G: How did this story come about? Was it a collaborative effort or did someone want this tale to be told and then you all worked collaboratively?


ML: I kind of did a scenario. I knew who was going to be in our company, so I imagined what characters each of them would play and I created a two-page synopsis of the story that I wanted to tell. I proposed that to the company and then they wrote on their own figures and wrote on the figures of others and we started this collective writing process as a first stage. I took all that material away and came up with the first draft of the piece. So it’s kind of a collective writing process, but I’m kind of proposing the thematic and the outline of the story.





G: How does it fit in to the over-arching trilogy?

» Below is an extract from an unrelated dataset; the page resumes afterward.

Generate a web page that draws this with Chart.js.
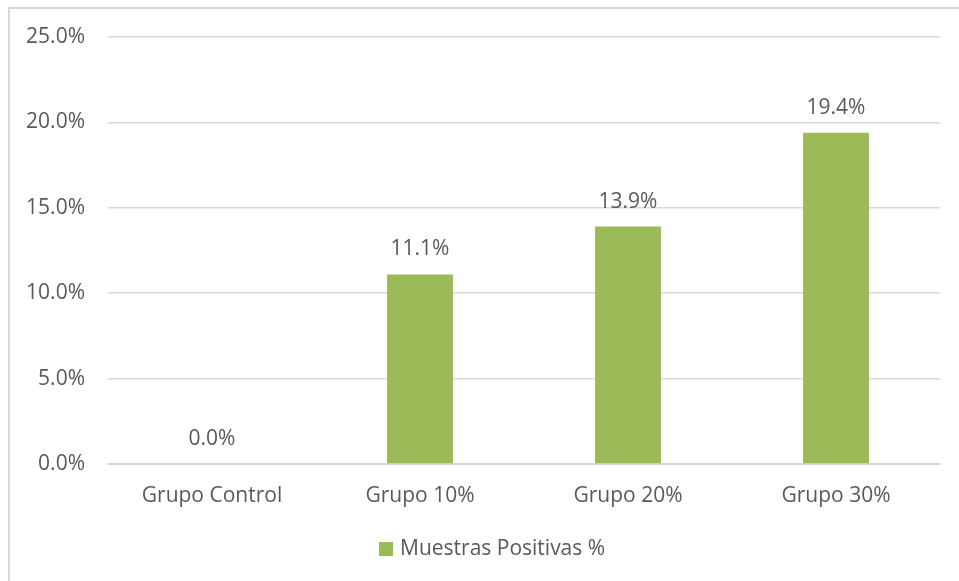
<!DOCTYPE html>
<html>
<head>
<meta charset="utf-8">
<script src="https://cdn.jsdelivr.net/npm/chart.js@4/dist/chart.umd.min.js"></script>
<style>
  html, body { margin: 0; padding: 0; background: #ffffff; }
  #wrap { position: relative; width: 959px; height: 581px; }
  canvas { display: block; }
</style>
</head>
<body>
<div id="wrap"><canvas id="c" width="959" height="581"></canvas></div>
<script>
// Share of positive samples per group (%)
const categories = ['Grupo Control', 'Grupo 10%', 'Grupo 20%', 'Grupo 30%'];
const positivos = [0.0, 11.1, 13.9, 19.4];
const seriesName = 'Muestras Positivas %';
const yMin = 0, yMax = 25, yStep = 5;

const textColor = '#595959';
const gridColor = '#d9d9d9';
const barColor = '#9bbb59';
const fontFamily = "'Open Sans', 'Noto Sans', sans-serif";
const fontSize = 21;

// Light frame along the top and left edges of the chart
const framePlugin = {
  id: 'frame',
  beforeDraw(chart) {
    const ctx = chart.ctx;
    ctx.save();
    ctx.fillStyle = '#d9d9d9';
    ctx.fillRect(8, 7, 2, chart.height - 7);
    ctx.fillRect(8, 7, chart.width - 8, 2);
    ctx.restore();
  }
};

// Value labels above each bar
const valueLabels = {
  id: 'valueLabels',
  afterDatasetsDraw(chart) {
    const ctx = chart.ctx;
    const meta = chart.getDatasetMeta(0);
    ctx.save();
    ctx.font = fontSize + 'px ' + fontFamily;
    ctx.fillStyle = textColor;
    ctx.textAlign = 'center';
    ctx.textBaseline = 'middle';
    meta.data.forEach((bar, i) => {
      const v = chart.data.datasets[0].data[i];
      ctx.fillText(v.toFixed(1) + '%', bar.x, bar.y - 25);
    });
    ctx.restore();
  }
};

// Single-entry legend below the category labels
const bottomLegend = {
  id: 'bottomLegend',
  afterDraw(chart) {
    const ctx = chart.ctx;
    const ds = chart.data.datasets[0];
    const box = 14, gap = 7;
    ctx.save();
    ctx.font = fontSize + 'px ' + fontFamily;
    const tw = ctx.measureText(ds.label).width;
    const total = box + gap + tw;
    const cx = chart.width / 2 + 13;
    const cy = chart.chartArea.bottom + 85;
    const x0 = Math.round(cx - total / 2);
    ctx.fillStyle = ds.backgroundColor;
    ctx.fillRect(x0, Math.round(cy - box / 2), box, box);
    ctx.fillStyle = textColor;
    ctx.textAlign = 'left';
    ctx.textBaseline = 'middle';
    ctx.fillText(ds.label, x0 + box + gap, cy);
    ctx.restore();
  }
};

new Chart(document.getElementById('c'), {
  type: 'bar',
  data: {
    labels: categories,
    datasets: [{
      label: seriesName,
      data: positivos,
      backgroundColor: barColor,
      borderWidth: 0,
      categoryPercentage: 1.0,
      barPercentage: 0.317
    }]
  },
  options: {
    responsive: false,
    animation: false,
    devicePixelRatio: 1,
    layout: { padding: { left: 0, right: 19, top: 37, bottom: 53 } },
    plugins: {
      tooltip: { enabled: false },
      legend: { display: false }
    },
    scales: {
      x: {
        grid: { display: false, drawTicks: false },
        border: { display: true, color: gridColor, width: 2 },
        ticks: {
          color: textColor,
          padding: 19,
          font: { size: fontSize, family: fontFamily }
        },
        afterFit(scale) { scale.height = 64; }
      },
      y: {
        min: yMin,
        max: yMax,
        grid: { color: gridColor, lineWidth: 1.5, drawTicks: false },
        border: { display: false },
        ticks: {
          stepSize: yStep,
          color: textColor,
          padding: 23,
          font: { size: fontSize, family: fontFamily },
          callback: v => v.toFixed(1) + '%'
        },
        afterFit(scale) { scale.width = 108; }
      }
    }
  },
  plugins: [framePlugin, valueLabels, bottomLegend]
});
</script>
</body>
</html>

Do you have any ideas on what the third will be about?


ML: Well I think the setting or the place and time is the thing that is the link between each of the pieces. They’re all set here in the west. The themes are evolving, as there’s kind of this idea of the seasons are in the piece, so the final piece in the trilogy will be in the winter. This one is in the spring/summer at the lake.





G: Is there anything else you’d like to talk about?


ML: The forum that we’re working in is really of interest. We’ve been doing lots of workshops out in the community with students at the university, Mount Royal College, and high schools, just talking about the kind of work we’re doing ’cause it’s not how you typically view the theatre. So we’re asking the question “What is the theatre?” as well and how we perceive what the theatre is, what an actor is, what a dancer is.